start Raw data

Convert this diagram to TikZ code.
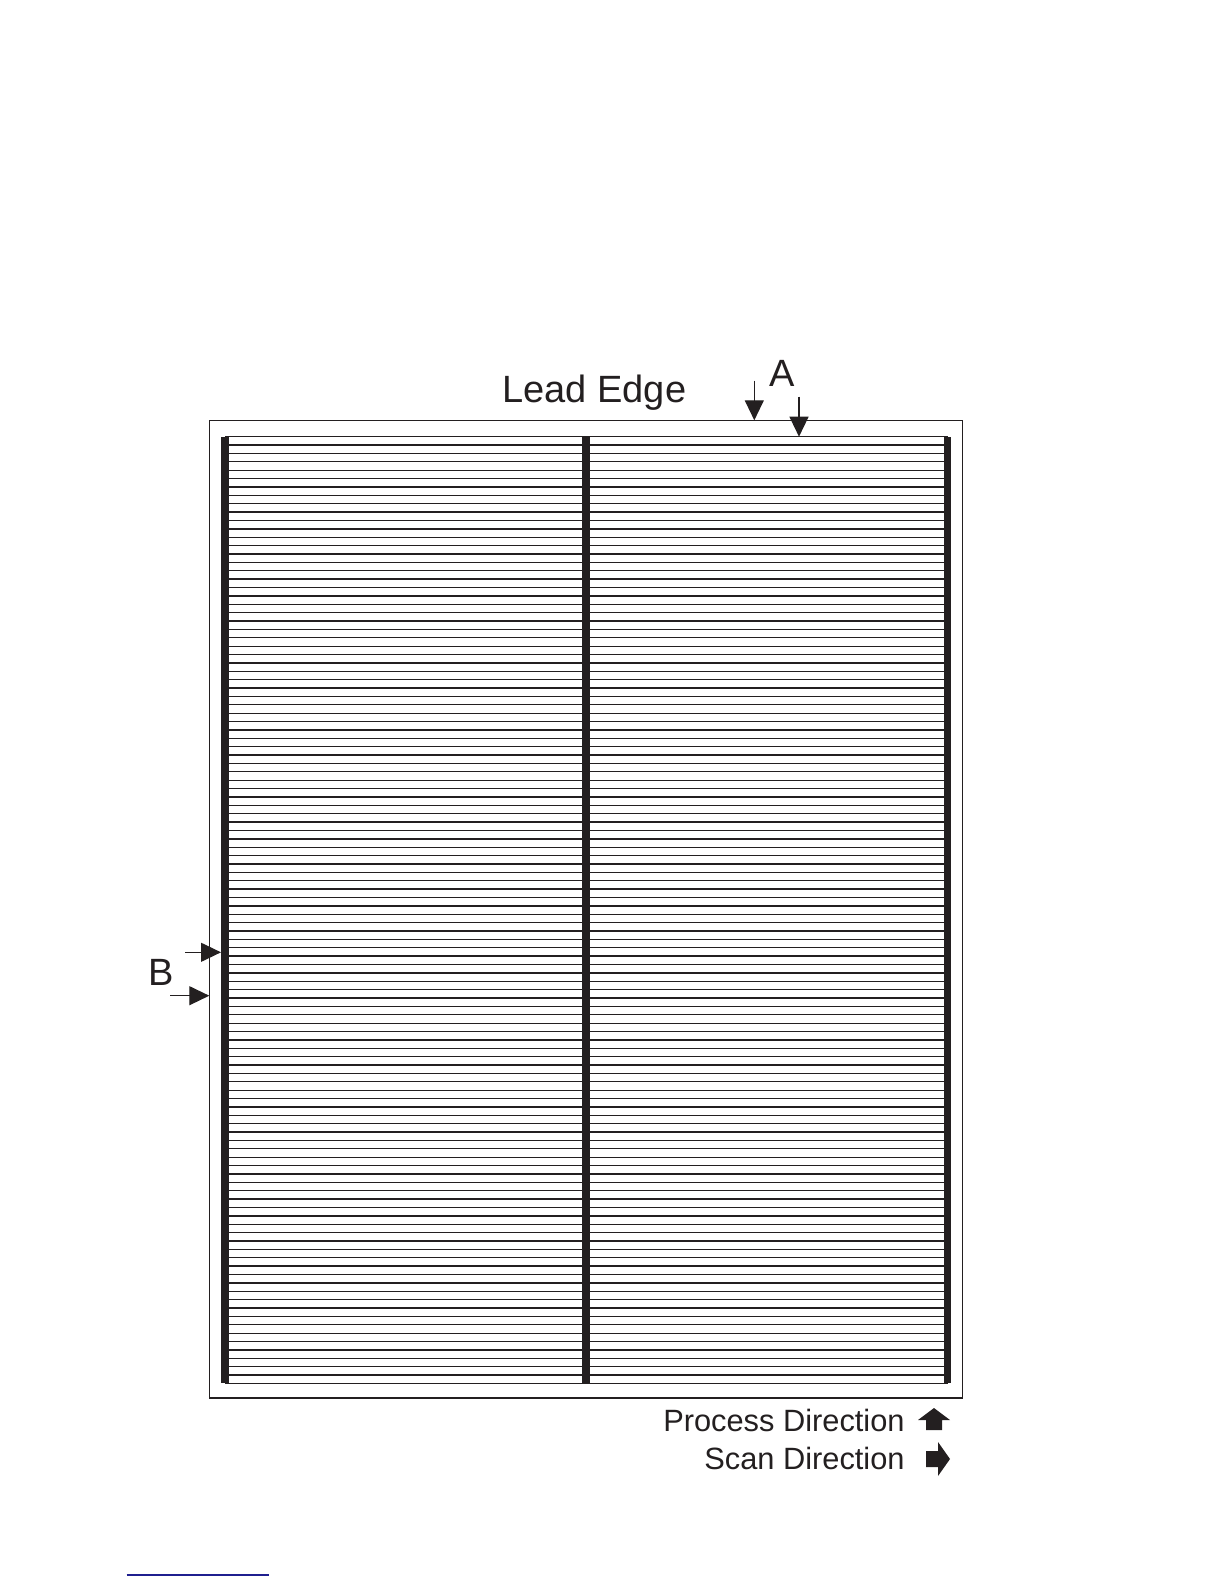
\documentclass[tikz,border=0pt]{standalone}
\usepackage{fontspec}
\setmainfont{Liberation Sans}
\usetikzlibrary{arrows.meta}
\definecolor{ink}{HTML}{231F20}
\definecolor{rulecol}{HTML}{1F1F8F}
\begin{document}
\begin{tikzpicture}[x=0.5pt,y=-0.5pt,
  sheet/.style={draw=ink,line width=0.65pt},
  hatch/.style={draw=ink,line width=0.65pt},
  bar/.style={fill=ink},
  pointer/.style={draw=ink,line width=0.6pt,-{Triangle[width=9.5pt,length=10pt]}},
  lbl/.style={inner sep=0pt,text=ink}]
\useasboundingbox (0,0) rectangle (1224,1584);

% sheet
\coordinate (s1) at (209.3,420.3);
\coordinate (s2) at (962.3,1398);
\path[sheet] (s1) rectangle (s2);

% scan lines
\foreach \i in {0,...,113}
  \path[hatch] ({225},{436.7+8.378*\i}) -- ({948},{436.7+8.378*\i});

% bars
\path[bar] (221,436.7) rectangle (229,1383);
\path[bar] (582,436.7) rectangle (589.5,1383);
\path[bar] (944,436.7) rectangle (951,1383);

% labels
\node[lbl,font=\fontsize{19}{22}\selectfont,anchor=base west] (lead) at (502,402) {Lead Edge};
\node[lbl,font=\fontsize{19}{22}\selectfont,anchor=base west] (A) at (769,386) {A};
\node[lbl,font=\fontsize{19}{22}\selectfont,anchor=base west] (B) at (148,985) {B};
\node[lbl,font=\fontsize{15.4}{18}\selectfont,anchor=base east] (proc) at (905,1431) {Process Direction};
\node[lbl,font=\fontsize{15.4}{18}\selectfont,anchor=base east] (scan) at (905,1469) {Scan Direction};

% A arrows
\coordinate (a1) at (754.3,380.7);
\coordinate (a1tip) at (754.3,420.3);
\coordinate (a2) at (799,396.7);
\coordinate (a2tip) at (799,436.7);
\path[pointer] (a1) -- (a1tip);
\path[pointer] (a2) -- (a2tip);

% B arrows
\coordinate (b1) at (185,952.3);
\coordinate (b1tip) at (221,952.3);
\coordinate (b2) at (170,995.7);
\coordinate (b2tip) at (209.3,995.7);
\path[pointer] (b1) -- (b1tip);
\path[pointer] (b2) -- (b2tip);

% direction marks
\fill[ink] (918,1420) -- (934,1408) -- (950,1420) -- (942,1420)
  -- (942,1430) -- (926,1430) -- (926,1420) -- cycle;
\fill[ink] (926,1451) -- (938,1451) -- (938,1442) -- (950,1459)
  -- (938,1476) -- (938,1467) -- (926,1467) -- cycle;

% footnote rule
\path[draw=rulecol,line width=0.8pt] (126.7,1575) -- (269,1575);
\end{tikzpicture}
\end{document}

end Raw data

◆ Task: Copy out all the data exactly; skip the pictures.

◆ Expected answer:
Convert this diagram to TikZ code.
\documentclass[tikz,border=0pt]{standalone}
\usepackage{fontspec}
\setmainfont{Liberation Sans}
\usetikzlibrary{arrows.meta}
\definecolor{ink}{HTML}{231F20}
\definecolor{rulecol}{HTML}{1F1F8F}
\begin{document}
\begin{tikzpicture}[x=0.5pt,y=-0.5pt,
  sheet/.style={draw=ink,line width=0.65pt},
  hatch/.style={draw=ink,line width=0.65pt},
  bar/.style={fill=ink},
  pointer/.style={draw=ink,line width=0.6pt,-{Triangle[width=9.5pt,length=10pt]}},
  lbl/.style={inner sep=0pt,text=ink}]
\useasboundingbox (0,0) rectangle (1224,1584);

% sheet
\coordinate (s1) at (209.3,420.3);
\coordinate (s2) at (962.3,1398);
\path[sheet] (s1) rectangle (s2);

% scan lines
\foreach \i in {0,...,113}
  \path[hatch] ({225},{436.7+8.378*\i}) -- ({948},{436.7+8.378*\i});

% bars
\path[bar] (221,436.7) rectangle (229,1383);
\path[bar] (582,436.7) rectangle (589.5,1383);
\path[bar] (944,436.7) rectangle (951,1383);

% labels
\node[lbl,font=\fontsize{19}{22}\selectfont,anchor=base west] (lead) at (502,402) {Lead Edge};
\node[lbl,font=\fontsize{19}{22}\selectfont,anchor=base west] (A) at (769,386) {A};
\node[lbl,font=\fontsize{19}{22}\selectfont,anchor=base west] (B) at (148,985) {B};
\node[lbl,font=\fontsize{15.4}{18}\selectfont,anchor=base east] (proc) at (905,1431) {Process Direction};
\node[lbl,font=\fontsize{15.4}{18}\selectfont,anchor=base east] (scan) at (905,1469) {Scan Direction};

% A arrows
\coordinate (a1) at (754.3,380.7);
\coordinate (a1tip) at (754.3,420.3);
\coordinate (a2) at (799,396.7);
\coordinate (a2tip) at (799,436.7);
\path[pointer] (a1) -- (a1tip);
\path[pointer] (a2) -- (a2tip);

% B arrows
\coordinate (b1) at (185,952.3);
\coordinate (b1tip) at (221,952.3);
\coordinate (b2) at (170,995.7);
\coordinate (b2tip) at (209.3,995.7);
\path[pointer] (b1) -- (b1tip);
\path[pointer] (b2) -- (b2tip);

% direction marks
\fill[ink] (918,1420) -- (934,1408) -- (950,1420) -- (942,1420)
  -- (942,1430) -- (926,1430) -- (926,1420) -- cycle;
\fill[ink] (926,1451) -- (938,1451) -- (938,1442) -- (950,1459)
  -- (938,1476) -- (938,1467) -- (926,1467) -- cycle;

% footnote rule
\path[draw=rulecol,line width=0.8pt] (126.7,1575) -- (269,1575);
\end{tikzpicture}
\end{document}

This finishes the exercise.